Friday, October 9, 2009

Potty Talk

So this is one for the archives that Payton can pull out and smile about down the road. The last two weeks while I'm at work (I'm only working one day a week mind you) I get a phone call from the elementary school letting me know Payton has had an accident during PE and needs to be picked up to have his clothes changed.

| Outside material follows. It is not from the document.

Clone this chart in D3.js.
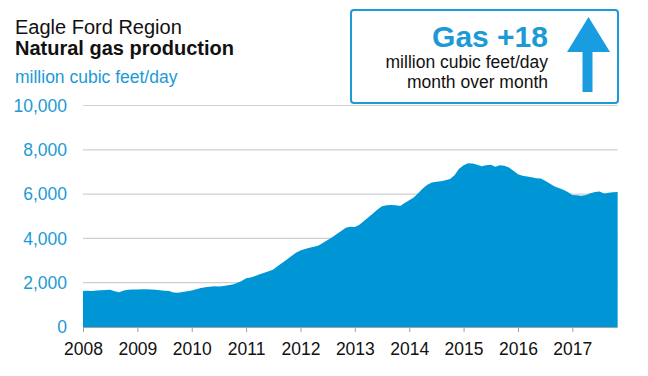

{THE FIRST TIME IT HAPPENED} I called Tiff to see if she could take care of the problem. I told her not to worry about getting him back to school because he didn't have that much of school left anyway. Well, Tiff relay's this story on to me later. She said she had bought some new scent stuff to spray in her car that smelled like fall. She also said that Tanner thought it stunk and didn't like it. Well, apparently Payton has his dad's sniffer and anything that might have a cinnamon spice smell to it he doesn't like either. So Tiff's putting Khloee in her seat when she hears Payton say, "What the hell happened here" or something similar (definitely had the "h" word in there somewhere). He was talking about the smell in the car but Tiff thought maybe he had heard him wrong or something so she didn't say anything. She gets in and they start down the road and Payton says (again), "What the hell is that smell." Had it been his mother in the car there wouldn't be so much laughing but because it was Tiff she just joked around with him about the smell he was smelling. Later Todd talked to him about saying the word and let him know it was a swear word.
{WEEK NUMBER TWO} --this was yesterday-- I get another phone call from the school letting me know Payton has had an accident during PE and needs to be picked up. Of all days!! THE ONE DAY I WORK! So, I call Tiff again. She's in St. George so I call a neighbor--no answer. I go to my last and final life line which is the dad across the street that's going to school and his wife works so he's at home with all us mom's being the Mr. Mom. He's a good sport and goes down to get the pee body and then take him back to school for the last hour. (totally cost me a dozen cookies, but well worth it). I get done with work and Tiff relays a new swearing session about Payt. There's a song on the radio by All-American Rejects called "Gives you Hell" {yes, I just looked that up for you all} It was on while Tiff was driving and Payton was singing along. Tiff didn't even know those were the lyrics of the song until she heard Payton singing them. So, she has a little chat with him about the word hell and how it's a swear word. Payton said, "Well, we can't say 'what the hell' but it's ok if we say 'I feel like hell' cause that's not swearing." Oh my, my my. We've got some teaching to do. I'm still trying to figure out where he learned the blasted word! So, the potty talk saga may not be over. Funny thing is that he hasn't said it around me yet...yet! Oh! and I asked about why he's peeing during PE {ironic eh? P.E. like pee?} He said he didn't want to mess up the game and go into the bathroom. I guess either way, he messed up the game now didn't he!

8 comments:

Angie said...

This post had me laughing. Kids! Our lives would be so boring without them!

The Hansen Family said...

That is so funny! I was totally laughing. You can laugh when it's other peoples kids. When we were in Vegas living in the ghetto Carson would play on the play ground right outside our door. And he kept hearing the kids say the "F" word. One day he came in and said it to me. I almost fainted. Not so funny when it's your kid.

Andrus Family said...

LOVE IT! That is classic! Reminds me of when you told me about Payton coming into sacrament meeting with his pants down.

Morgie said...

oh my gosh! i was laughing so hard! that was so funny! i can just hear him saying that!

Cluffers said...

Man that story never gets old. I love that kid! Man you have a good neighbor.

Shannon said...

Why are swearing kids so funny?! Great story.

Rach said...

oh ha! Like he didn't learn that from you, you old potty mouth! That is a classic story!

Ruth said...

LOL. I especially love how he distinguished between when it is okay to hell and when it isn't.